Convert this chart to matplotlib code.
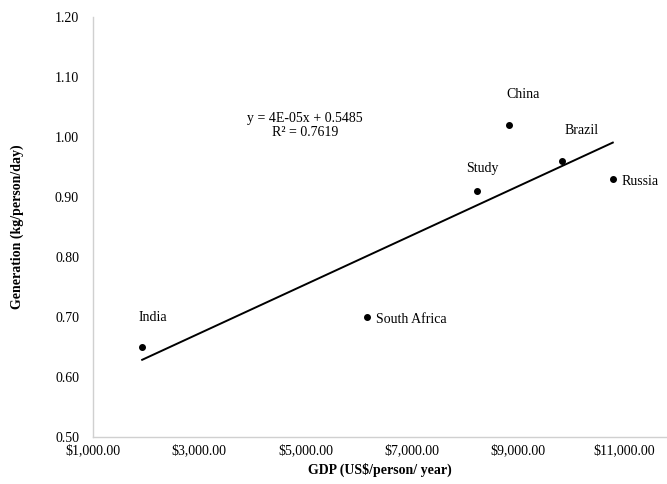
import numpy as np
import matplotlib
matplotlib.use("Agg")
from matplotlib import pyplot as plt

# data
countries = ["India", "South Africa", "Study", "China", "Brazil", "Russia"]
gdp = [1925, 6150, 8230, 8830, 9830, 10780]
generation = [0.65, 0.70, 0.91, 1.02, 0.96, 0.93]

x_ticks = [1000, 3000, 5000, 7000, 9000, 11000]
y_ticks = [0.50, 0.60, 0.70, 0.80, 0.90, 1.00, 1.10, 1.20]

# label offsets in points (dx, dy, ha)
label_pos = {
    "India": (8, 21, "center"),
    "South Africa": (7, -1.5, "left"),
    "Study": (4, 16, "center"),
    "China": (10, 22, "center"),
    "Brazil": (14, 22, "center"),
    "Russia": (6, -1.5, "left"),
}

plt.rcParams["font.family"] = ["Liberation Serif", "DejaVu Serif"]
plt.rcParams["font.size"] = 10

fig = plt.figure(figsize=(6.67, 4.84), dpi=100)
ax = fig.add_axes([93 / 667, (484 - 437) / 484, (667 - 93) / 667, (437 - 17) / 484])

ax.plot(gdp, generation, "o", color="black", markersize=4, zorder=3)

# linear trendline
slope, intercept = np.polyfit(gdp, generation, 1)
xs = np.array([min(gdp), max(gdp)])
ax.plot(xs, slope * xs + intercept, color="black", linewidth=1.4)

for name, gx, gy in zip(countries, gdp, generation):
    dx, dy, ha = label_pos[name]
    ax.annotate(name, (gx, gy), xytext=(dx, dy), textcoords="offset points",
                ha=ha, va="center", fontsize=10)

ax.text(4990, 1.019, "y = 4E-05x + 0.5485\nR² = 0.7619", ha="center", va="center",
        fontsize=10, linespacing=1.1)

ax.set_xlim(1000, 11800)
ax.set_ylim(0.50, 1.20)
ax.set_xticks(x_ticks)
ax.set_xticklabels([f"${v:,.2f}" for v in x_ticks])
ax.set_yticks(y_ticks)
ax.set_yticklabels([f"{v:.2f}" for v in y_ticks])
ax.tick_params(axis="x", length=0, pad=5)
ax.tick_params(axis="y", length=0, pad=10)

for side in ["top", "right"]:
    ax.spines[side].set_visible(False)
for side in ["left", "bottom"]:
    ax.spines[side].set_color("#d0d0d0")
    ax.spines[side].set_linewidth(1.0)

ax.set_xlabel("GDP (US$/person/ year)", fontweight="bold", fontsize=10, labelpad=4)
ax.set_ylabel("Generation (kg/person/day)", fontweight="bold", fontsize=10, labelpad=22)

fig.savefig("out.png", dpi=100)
...
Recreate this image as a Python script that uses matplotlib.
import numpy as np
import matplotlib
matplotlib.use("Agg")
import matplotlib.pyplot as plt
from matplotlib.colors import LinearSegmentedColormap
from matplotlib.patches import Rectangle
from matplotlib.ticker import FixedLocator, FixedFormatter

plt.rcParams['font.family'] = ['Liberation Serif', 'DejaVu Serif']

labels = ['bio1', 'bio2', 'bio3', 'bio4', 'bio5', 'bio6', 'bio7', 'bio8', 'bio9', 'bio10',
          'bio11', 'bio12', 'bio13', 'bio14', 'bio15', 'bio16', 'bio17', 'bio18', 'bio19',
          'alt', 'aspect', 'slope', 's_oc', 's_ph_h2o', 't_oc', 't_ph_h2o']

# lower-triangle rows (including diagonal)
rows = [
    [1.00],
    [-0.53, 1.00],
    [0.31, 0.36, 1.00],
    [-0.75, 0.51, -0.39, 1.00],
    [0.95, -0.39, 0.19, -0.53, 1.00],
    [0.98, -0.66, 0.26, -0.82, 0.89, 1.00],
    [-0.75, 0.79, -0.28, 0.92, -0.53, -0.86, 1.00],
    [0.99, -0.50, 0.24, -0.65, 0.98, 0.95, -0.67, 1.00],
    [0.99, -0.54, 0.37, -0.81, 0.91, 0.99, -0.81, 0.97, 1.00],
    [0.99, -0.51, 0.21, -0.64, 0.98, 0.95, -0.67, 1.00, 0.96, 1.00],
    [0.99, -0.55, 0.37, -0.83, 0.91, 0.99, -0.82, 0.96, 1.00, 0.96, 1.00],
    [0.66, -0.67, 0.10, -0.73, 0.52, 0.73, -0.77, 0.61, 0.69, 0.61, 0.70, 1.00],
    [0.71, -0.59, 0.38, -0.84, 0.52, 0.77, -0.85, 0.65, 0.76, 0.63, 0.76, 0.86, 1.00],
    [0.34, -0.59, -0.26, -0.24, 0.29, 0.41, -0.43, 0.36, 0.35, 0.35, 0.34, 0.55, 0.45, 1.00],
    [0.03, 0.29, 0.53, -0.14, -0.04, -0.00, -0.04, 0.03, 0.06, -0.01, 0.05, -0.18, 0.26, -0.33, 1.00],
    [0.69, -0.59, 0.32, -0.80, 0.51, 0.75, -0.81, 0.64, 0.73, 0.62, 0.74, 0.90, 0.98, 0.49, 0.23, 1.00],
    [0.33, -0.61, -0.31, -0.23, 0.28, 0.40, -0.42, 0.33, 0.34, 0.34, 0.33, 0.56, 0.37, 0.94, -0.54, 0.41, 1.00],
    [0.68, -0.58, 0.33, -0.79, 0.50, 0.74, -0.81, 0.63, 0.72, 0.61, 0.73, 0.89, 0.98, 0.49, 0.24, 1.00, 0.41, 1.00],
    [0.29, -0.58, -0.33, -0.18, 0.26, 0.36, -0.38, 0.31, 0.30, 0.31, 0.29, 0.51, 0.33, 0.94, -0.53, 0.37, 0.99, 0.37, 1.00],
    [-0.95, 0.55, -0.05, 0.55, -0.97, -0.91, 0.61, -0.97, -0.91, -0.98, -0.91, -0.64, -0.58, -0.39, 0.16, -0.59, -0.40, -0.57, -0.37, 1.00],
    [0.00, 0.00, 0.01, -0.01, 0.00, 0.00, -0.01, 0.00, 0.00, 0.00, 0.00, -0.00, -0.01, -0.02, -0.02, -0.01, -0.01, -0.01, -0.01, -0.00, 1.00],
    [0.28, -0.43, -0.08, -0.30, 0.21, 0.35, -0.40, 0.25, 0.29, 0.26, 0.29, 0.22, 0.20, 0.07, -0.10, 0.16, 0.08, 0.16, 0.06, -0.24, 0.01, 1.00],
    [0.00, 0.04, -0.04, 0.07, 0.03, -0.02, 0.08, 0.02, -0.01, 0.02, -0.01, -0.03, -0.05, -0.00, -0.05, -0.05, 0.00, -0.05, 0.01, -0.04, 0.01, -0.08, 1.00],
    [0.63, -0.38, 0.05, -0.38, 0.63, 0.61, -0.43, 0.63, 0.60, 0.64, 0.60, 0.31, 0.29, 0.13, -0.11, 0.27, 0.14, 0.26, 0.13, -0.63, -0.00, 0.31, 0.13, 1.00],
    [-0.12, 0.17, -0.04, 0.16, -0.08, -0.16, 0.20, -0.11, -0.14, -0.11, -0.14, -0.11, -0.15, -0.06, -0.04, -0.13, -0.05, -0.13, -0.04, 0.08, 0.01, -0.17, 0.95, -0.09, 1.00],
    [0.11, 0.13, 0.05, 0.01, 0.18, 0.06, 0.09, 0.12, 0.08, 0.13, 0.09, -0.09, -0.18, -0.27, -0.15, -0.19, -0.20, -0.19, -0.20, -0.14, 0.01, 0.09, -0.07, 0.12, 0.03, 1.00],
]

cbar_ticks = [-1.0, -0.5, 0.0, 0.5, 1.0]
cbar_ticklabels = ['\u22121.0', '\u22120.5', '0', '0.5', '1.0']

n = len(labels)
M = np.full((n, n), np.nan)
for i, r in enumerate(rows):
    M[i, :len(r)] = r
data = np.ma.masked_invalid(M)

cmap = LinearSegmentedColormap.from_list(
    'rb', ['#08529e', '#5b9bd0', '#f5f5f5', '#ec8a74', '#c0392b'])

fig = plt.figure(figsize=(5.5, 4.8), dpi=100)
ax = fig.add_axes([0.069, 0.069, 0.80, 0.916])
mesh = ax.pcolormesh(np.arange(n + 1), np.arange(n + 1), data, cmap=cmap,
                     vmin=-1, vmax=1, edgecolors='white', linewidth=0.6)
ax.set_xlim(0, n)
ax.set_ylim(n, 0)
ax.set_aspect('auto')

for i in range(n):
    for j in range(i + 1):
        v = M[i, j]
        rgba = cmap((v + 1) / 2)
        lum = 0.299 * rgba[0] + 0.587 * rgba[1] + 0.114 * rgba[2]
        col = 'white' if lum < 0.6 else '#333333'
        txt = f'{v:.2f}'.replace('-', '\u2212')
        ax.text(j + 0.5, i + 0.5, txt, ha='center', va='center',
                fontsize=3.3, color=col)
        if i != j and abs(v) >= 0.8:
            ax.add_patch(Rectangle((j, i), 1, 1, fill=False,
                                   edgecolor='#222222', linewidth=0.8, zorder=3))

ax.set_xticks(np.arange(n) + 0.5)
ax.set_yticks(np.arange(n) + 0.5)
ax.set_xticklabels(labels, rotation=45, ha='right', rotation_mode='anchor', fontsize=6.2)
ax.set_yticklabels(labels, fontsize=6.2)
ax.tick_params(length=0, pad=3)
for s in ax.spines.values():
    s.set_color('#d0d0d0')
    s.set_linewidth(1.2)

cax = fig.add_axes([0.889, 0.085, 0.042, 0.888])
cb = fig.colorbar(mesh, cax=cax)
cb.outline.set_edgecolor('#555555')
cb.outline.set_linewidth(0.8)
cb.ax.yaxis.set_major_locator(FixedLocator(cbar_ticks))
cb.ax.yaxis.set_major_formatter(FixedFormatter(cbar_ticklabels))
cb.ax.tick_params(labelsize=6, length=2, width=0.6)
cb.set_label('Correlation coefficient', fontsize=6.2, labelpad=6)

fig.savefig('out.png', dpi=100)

• [Exercise] Extract exactly and only the lines above from the line containing "Recreate this image" through the line containing "plt.rcParams['font.family'] = ['Liberation", both end lines included.

• [Response to this exercise]
Recreate this image as a Python script that uses matplotlib.
import numpy as np
import matplotlib
matplotlib.use("Agg")
import matplotlib.pyplot as plt
from matplotlib.colors import LinearSegmentedColormap
from matplotlib.patches import Rectangle
from matplotlib.ticker import FixedLocator, FixedFormatter

plt.rcParams['font.family'] = ['Liberation Serif', 'DejaVu Serif']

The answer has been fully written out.